Durmiendo con el enemigo
No te cases con él, me dijeron mis padres hasta el cansancio.
Tenía 19 años y estaba enamorada, me imagino que lo estaba del amor, de la idea de casarme y formar una familia, o bien, de un día entrar a la iglesia vestida de novia. En el fondo presentía que algo no estaba bien, pero Marcos, de 25 años, era muy agradable, bien parecido, de mucho mundo, con muchos amigos, con carrera y, según presumía, con maestría. "Mis papás están locos", me decía cuando argüían que Marcos tenía otra clase de educación. Así que a pesar de la advertencia de mis padres –¡cómo no los escuché!–, me casé.

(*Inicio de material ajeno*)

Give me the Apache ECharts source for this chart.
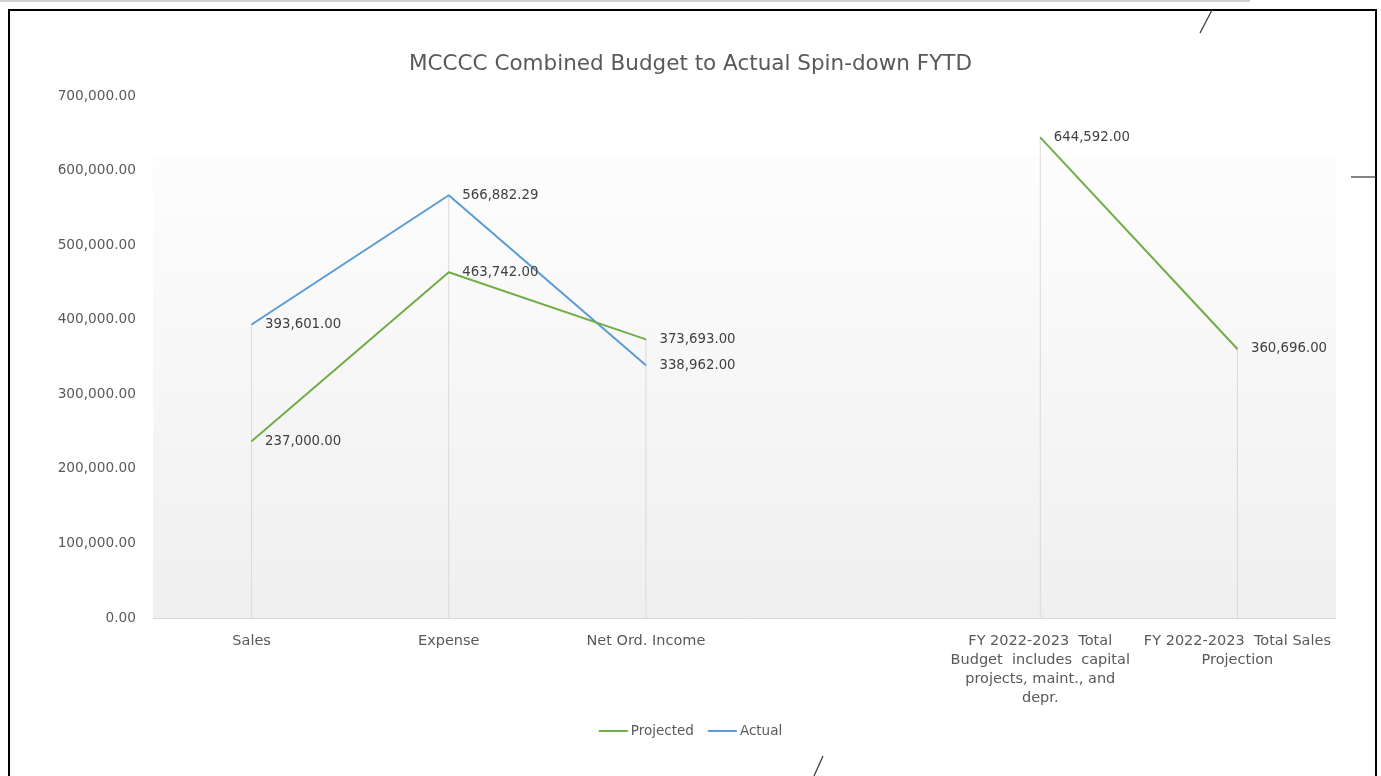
<!DOCTYPE html>
<html><head><meta charset="utf-8">
<script src="https://cdn.jsdelivr.net/npm/echarts@6/dist/echarts.min.js"></script>
<style>html,body{margin:0;padding:0;background:#fff}#c{width:1381px;height:776px}</style>
</head><body><div id="c"></div>
<script>
const categories = ['Sales', 'Expense', 'Net Ord. Income', '', 'FY 2022-2023  Total\nBudget  includes  capital\nprojects, maint., and\ndepr.', 'FY 2022-2023  Total Sales\nProjection'];
const projected = [237000, 463742, 373693, null, 644592, 360696];
const actual = [393601, 566882.29, 338962, null, null, null];
const yTicks = [0, 100000, 200000, 300000, 400000, 500000, 600000, 700000];

const dropLines = categories.map((c, i) => {
  const vals = [projected[i], actual[i]].filter(v => v != null);
  return vals.length ? Math.max(...vals) : null;
});
const fmt = v => Number(v).toLocaleString('en-US', {minimumFractionDigits: 2, maximumFractionDigits: 2});
const FONT = '"DejaVu Sans", "Noto Sans", sans-serif';
const lbl = {show: true, position: 'right', distance: 13, color: '#404040', fontSize: 13.3, fontFamily: FONT, formatter: p => fmt(p.value)};

const chart = echarts.init(document.getElementById('c'));
chart.setOption({
  backgroundColor: '#fff',
  animation: false,
  title: {
    text: 'MCCCC Combined Budget to Actual Spin-down FYTD',
    left: 'center', top: 48,
    textStyle: {color: '#595959', fontSize: 21.5, fontWeight: 'normal', fontFamily: FONT}
  },
  legend: {
    bottom: 33, left: 'center',
    data: ['Projected', 'Actual'],
    icon: 'rect', itemWidth: 29, itemHeight: 2, itemGap: 14, itemStyle: {borderWidth: 0},
    textStyle: {color: '#595959', fontSize: 13.5, fontFamily: FONT, padding: [0, 0, 0, -2]}
  },
  grid: {left: 153, right: 45, top: 96, bottom: 158},
  graphic: [
    {type: 'rect', z: -10, shape: {x: 153, y: 155, width: 1183, height: 463},
     style: {fill: new echarts.graphic.LinearGradient(0, 0, 0, 1, [{offset: 0, color: '#fdfdfd'}, {offset: 1, color: '#efefef'}])}},
    {type: 'line', shape: {x1: 0, y1: 1, x2: 1250, y2: 1}, style: {stroke: '#cfcfcf', lineWidth: 2}},
    {type: 'rect', shape: {x: 9, y: 10, width: 1367, height: 820}, style: {fill: 'none', stroke: '#000', lineWidth: 2}},
    {type: 'line', shape: {x1: 1212, y1: 10, x2: 1200, y2: 33}, style: {stroke: '#333', lineWidth: 1.2}},
    {type: 'line', shape: {x1: 1351, y1: 177, x2: 1376, y2: 177}, style: {stroke: '#333', lineWidth: 1.2}},
    {type: 'line', shape: {x1: 823, y1: 756, x2: 814, y2: 776}, style: {stroke: '#333', lineWidth: 1.2}}
  ],
  xAxis: {
    type: 'category', data: categories, boundaryGap: true,
    axisLine: {lineStyle: {color: '#d9d9d9', width: 1}},
    axisTick: {show: false},
    axisLabel: {interval: 0, color: '#595959', fontSize: 14.5, fontFamily: FONT, margin: 14, lineHeight: 19, align: 'center'}
  },
  yAxis: {
    type: 'value', min: 0, max: 700000, interval: 100000,
    axisLine: {show: false}, axisTick: {show: false}, splitLine: {show: false},
    axisLabel: {color: '#595959', fontSize: 13.7, fontFamily: FONT, margin: 17, formatter: v => fmt(v)}
  },
  series: [
    {name: 'drop', type: 'bar', data: dropLines, barWidth: 1, silent: true,
     itemStyle: {color: '#d9d9d9'}, z: 1, legendHoverLink: false},
    {name: 'Projected', type: 'line', data: projected, connectNulls: false,
     symbol: 'circle', symbolSize: 1, showSymbol: true,
     lineStyle: {color: '#70ad47', width: 2}, itemStyle: {color: '#70ad47'}, z: 3, label: lbl},
    {name: 'Actual', type: 'line', data: actual,
     symbol: 'circle', symbolSize: 1, showSymbol: true,
     lineStyle: {color: '#5b9bd5', width: 2}, itemStyle: {color: '#5b9bd5'}, z: 2, label: lbl}
  ]
});
</script></body></html>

Pero justo al día siguiente de la boda el príncipe se convirtió en rana. Gracias a los regalos de mis abuelos y tíos pudimos ir a Europa de luna de miel. Una mañana en el esperado París, las humillaciones comenzaron. Con la boca abierta me desperté de un sueño de niña querida y mimada, para amanecer dentro de una amarga pesadilla que duró muchos años debido a mi cobardía. ¿Con qué cara podía ver a mis padres?
Con su trato y desprecio, Marcos me hacía sentir ¡tan poca cosa! Me hizo creer que nunca podría salir adelante por mi misma, me amenazaba con mil cosas, incluso con quitarme a mis dos hijos. Después descubrí que él nunca antes había viajado, que nunca cursó una maestría, que siempre me fue infiel, entre otras mil mentiras más. Su tipo de violencia no era física sino callada, sutil y por debajo del agua. En sociedad se comportaba como un rey, pero bastaba cerrar la puerta de la casa y todo cambiaba, ¡hasta su tono de voz!”
La violencia narrada es verídica y sucede muy a menudo, la sufren más mujeres de las que quisiéramos creer o de las que nos imaginamos. No es física, no deja huella; es del tipo psicológico emocional y se presenta en cualquier nivel socioeconómico. La conducta del agresor llega a mermar a tal grado la autoestima de la mujer, a serle tan familiar, que ésta se adapta y conforma.